Publication date: 24 de September, 2024

The science behind Amazon Alexa TaskBot TWIZ: 4 publications at top NLP conferences

The AlexaTaskBot TWIZ team is having lots of fun publishing the research results of our journey: 4 papers at ACL2024,EMNLP2024 and EACL2024 conferences so far.

The first article describes our research towards PlanLLM@EACL2024, a model that can ground its behavior on a step-by-step plan of instructions. It was the first of such models that paved the way to the MultimodalPlanLLM@EMNLP2024 where the plan is multimodal, and the user also provides multimodal queries. The key takeaway from this research is that we can ground and guardrail the behavior of LLMs on a sequence of constraints, while supporting multimodal inputs and outputs.

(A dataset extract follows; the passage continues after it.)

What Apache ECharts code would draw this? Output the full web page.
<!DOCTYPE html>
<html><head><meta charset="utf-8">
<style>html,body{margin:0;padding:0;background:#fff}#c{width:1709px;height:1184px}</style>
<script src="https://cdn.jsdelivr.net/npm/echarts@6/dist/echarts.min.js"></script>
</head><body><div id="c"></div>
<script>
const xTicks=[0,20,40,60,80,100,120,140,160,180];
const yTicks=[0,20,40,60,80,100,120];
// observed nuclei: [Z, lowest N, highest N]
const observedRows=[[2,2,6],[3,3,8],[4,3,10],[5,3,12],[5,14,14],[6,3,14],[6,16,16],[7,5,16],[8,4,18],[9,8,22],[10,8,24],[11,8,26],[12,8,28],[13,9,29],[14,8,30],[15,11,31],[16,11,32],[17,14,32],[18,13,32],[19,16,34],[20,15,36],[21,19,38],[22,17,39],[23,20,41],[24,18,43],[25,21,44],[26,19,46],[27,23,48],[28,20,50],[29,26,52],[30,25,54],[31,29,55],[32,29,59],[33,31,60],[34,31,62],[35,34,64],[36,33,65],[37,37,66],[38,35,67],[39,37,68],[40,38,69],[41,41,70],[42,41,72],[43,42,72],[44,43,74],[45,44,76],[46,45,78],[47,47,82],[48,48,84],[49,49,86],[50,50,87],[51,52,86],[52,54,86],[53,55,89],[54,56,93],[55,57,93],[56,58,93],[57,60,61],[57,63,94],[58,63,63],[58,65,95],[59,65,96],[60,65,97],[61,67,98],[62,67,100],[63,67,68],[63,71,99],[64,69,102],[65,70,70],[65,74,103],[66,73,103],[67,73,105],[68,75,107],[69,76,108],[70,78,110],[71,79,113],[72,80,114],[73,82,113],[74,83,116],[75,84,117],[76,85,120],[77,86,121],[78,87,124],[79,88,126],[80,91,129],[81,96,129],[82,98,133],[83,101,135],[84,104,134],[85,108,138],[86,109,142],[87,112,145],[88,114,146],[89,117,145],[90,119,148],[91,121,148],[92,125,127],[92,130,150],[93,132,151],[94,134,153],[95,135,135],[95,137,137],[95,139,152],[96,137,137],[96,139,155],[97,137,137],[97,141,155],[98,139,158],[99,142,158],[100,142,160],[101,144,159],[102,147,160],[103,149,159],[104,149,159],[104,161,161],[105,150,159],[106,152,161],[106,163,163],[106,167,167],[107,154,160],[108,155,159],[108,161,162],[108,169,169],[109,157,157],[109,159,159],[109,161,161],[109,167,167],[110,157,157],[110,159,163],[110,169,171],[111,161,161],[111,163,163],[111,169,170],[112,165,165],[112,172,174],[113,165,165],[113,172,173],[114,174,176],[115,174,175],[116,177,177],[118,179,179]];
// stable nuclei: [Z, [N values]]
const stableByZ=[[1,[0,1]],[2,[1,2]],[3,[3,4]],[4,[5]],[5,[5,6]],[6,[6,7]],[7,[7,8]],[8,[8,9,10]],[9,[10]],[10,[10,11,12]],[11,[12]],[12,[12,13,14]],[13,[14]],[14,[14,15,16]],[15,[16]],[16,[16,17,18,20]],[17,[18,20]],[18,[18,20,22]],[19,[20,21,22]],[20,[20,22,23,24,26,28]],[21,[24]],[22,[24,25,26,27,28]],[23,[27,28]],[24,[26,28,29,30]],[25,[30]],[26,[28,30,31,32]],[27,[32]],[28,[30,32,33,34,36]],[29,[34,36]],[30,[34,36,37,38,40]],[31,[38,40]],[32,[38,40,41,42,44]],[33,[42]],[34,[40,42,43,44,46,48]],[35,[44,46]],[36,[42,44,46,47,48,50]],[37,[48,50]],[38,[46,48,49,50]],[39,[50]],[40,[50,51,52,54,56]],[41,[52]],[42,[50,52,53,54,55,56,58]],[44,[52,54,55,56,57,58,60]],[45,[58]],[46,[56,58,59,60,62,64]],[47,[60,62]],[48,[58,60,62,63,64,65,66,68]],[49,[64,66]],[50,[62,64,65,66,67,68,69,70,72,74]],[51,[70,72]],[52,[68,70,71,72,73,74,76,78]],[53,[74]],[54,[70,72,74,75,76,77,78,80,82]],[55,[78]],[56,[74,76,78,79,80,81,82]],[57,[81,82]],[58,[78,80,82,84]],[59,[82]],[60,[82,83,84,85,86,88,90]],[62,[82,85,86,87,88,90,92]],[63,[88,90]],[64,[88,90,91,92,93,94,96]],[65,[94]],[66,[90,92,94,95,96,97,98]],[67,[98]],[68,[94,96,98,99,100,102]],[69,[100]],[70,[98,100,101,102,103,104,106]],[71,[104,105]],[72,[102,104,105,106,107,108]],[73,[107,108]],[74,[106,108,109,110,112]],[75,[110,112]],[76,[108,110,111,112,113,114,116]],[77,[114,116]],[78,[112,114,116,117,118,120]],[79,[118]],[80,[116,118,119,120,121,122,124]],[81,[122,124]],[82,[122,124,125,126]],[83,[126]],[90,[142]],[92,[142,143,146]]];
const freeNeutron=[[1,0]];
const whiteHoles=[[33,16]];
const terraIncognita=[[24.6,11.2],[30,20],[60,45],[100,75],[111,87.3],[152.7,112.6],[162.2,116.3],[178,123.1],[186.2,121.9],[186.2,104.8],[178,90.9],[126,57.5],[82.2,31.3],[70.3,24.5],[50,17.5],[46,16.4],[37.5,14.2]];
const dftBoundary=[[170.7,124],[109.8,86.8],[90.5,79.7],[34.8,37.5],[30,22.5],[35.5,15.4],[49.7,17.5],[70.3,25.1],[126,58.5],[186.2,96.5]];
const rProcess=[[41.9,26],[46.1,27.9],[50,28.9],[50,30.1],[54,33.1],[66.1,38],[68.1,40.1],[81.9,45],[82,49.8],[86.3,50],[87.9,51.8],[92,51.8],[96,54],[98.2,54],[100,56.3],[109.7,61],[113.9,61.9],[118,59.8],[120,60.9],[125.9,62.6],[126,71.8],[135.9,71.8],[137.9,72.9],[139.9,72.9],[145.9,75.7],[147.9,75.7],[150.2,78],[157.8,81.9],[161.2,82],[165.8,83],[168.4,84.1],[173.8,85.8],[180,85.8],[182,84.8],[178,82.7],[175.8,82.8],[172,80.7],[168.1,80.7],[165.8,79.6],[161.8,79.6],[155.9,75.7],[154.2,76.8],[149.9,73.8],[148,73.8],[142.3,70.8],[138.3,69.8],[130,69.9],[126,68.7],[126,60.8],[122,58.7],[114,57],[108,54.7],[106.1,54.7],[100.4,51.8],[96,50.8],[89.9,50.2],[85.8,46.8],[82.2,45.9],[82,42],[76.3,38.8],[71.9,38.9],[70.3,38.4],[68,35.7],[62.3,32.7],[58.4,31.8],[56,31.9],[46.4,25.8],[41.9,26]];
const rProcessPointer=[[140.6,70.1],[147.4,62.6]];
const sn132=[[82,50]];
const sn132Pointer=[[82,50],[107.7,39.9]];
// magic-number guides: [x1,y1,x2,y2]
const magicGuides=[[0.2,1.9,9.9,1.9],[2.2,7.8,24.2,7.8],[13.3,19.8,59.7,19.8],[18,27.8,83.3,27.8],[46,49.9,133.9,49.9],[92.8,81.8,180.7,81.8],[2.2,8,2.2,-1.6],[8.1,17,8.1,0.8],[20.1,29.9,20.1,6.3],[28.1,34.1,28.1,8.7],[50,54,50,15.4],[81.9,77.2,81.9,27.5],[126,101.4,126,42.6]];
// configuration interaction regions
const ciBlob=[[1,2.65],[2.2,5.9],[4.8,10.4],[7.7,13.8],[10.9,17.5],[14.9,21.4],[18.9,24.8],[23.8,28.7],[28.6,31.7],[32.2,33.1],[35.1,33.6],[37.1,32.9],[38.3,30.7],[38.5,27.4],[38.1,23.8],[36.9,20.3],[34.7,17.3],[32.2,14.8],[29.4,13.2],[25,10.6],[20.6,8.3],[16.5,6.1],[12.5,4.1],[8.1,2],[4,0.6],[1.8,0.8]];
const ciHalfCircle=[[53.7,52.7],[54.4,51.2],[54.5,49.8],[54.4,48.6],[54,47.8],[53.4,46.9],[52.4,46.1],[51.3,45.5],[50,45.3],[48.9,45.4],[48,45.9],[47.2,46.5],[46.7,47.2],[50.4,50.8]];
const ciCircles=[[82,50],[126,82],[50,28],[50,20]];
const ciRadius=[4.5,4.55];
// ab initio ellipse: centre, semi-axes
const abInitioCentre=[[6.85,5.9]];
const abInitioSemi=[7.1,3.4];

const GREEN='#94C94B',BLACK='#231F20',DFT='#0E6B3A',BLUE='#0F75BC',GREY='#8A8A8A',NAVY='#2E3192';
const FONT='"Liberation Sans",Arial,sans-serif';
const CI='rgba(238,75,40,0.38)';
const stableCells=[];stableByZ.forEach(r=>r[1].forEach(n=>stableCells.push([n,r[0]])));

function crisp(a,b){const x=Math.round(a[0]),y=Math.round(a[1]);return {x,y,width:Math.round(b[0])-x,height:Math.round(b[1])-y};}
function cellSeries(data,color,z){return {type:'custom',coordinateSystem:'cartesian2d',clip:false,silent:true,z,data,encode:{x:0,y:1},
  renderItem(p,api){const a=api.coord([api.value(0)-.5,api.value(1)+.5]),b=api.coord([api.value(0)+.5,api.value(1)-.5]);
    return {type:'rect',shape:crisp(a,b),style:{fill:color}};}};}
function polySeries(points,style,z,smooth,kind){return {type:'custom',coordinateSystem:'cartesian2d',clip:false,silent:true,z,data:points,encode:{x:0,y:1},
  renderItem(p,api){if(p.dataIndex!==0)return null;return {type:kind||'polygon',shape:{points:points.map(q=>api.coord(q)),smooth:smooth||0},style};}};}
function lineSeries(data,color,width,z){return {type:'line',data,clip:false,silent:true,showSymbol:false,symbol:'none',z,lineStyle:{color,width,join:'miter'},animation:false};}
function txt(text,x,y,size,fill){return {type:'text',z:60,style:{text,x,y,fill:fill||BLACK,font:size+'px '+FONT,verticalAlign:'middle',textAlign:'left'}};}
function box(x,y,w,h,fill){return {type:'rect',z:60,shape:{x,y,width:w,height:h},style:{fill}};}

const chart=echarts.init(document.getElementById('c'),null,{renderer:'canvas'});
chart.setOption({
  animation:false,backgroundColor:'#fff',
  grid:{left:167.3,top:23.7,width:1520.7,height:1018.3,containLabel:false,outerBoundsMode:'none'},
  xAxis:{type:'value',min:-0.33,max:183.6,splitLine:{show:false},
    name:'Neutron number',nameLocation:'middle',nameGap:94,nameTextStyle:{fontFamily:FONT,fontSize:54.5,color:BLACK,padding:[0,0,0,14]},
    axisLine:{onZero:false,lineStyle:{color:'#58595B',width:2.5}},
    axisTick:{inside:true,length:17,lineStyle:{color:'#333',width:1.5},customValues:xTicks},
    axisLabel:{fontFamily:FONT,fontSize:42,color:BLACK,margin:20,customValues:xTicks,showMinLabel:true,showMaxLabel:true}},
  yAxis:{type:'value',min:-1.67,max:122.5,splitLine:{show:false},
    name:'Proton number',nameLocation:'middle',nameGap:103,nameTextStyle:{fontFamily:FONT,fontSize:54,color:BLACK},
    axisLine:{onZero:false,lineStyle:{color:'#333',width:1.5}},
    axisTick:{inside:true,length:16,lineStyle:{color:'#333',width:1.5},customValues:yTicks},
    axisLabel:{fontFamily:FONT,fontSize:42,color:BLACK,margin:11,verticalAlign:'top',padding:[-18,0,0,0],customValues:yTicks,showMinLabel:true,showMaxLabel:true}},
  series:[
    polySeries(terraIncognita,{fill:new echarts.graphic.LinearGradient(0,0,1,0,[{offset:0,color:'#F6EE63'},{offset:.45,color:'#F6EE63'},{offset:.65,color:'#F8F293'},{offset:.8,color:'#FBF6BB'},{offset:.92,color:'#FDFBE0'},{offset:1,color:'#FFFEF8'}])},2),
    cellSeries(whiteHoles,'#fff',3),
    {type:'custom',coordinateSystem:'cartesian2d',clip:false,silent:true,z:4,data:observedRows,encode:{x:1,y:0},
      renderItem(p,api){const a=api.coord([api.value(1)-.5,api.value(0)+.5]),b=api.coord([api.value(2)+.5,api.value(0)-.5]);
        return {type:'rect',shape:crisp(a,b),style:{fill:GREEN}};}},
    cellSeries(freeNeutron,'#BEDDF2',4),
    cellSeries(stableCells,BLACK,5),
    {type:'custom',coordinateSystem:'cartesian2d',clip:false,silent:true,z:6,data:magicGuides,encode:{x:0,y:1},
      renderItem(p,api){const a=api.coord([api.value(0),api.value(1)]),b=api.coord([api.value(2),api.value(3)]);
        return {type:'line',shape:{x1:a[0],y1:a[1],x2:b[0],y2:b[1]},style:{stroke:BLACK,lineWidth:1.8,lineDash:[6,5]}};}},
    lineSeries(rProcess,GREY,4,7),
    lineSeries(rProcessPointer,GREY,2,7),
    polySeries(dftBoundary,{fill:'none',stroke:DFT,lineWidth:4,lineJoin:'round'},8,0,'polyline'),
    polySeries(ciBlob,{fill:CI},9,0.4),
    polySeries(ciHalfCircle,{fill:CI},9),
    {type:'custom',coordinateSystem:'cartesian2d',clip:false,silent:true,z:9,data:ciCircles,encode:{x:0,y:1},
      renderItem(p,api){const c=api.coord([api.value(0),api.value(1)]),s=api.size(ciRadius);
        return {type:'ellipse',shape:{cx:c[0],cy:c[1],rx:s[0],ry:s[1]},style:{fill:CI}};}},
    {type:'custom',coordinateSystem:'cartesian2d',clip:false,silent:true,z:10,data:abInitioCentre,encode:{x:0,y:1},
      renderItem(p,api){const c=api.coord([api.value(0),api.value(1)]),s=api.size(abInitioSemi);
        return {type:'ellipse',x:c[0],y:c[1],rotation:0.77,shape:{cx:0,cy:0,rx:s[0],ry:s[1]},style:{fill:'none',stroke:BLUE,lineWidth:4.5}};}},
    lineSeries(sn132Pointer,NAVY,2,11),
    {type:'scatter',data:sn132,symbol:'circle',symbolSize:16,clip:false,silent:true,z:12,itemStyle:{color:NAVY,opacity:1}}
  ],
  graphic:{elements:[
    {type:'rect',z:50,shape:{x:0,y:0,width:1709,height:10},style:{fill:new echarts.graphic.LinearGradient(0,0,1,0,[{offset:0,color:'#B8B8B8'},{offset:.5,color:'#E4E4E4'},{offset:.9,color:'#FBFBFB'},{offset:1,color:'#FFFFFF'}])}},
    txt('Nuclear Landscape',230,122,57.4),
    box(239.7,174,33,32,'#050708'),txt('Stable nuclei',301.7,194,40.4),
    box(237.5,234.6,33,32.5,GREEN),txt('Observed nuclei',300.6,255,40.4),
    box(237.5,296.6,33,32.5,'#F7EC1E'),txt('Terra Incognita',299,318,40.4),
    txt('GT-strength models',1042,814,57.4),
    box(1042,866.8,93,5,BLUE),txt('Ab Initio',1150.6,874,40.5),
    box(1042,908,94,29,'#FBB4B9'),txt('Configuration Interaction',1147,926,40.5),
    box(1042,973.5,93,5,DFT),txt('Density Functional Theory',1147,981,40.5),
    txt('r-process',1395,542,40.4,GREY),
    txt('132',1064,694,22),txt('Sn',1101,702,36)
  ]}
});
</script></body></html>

Image and video generation was also an active research focus.  Leading the way towards diffusion methods for input sequences, we proposed a method to illustrate sequences of step-by-step instructions. In our work at ACL20204, we demonstrated that visual and semantic coherence can be achieved with a new LLM for contextual captions and by leveraging the denoising latent space information.

Simulating real-world users was a critical challenge to ensure the robustness of the entire system as a whole. Leveraged by a capture-and-replay tool to simulate users, we researched how LLMs can emulate users and their varying traits. In mTAD@EMNLP20204, we proposed a mixture of LoRAs capturing specific language traits to dynamically inject such traits to the core language model distribution. This allows simulating a wide range of different users, thus creating an LLM that can talk to another LLM!

These are exciting times that we are living in!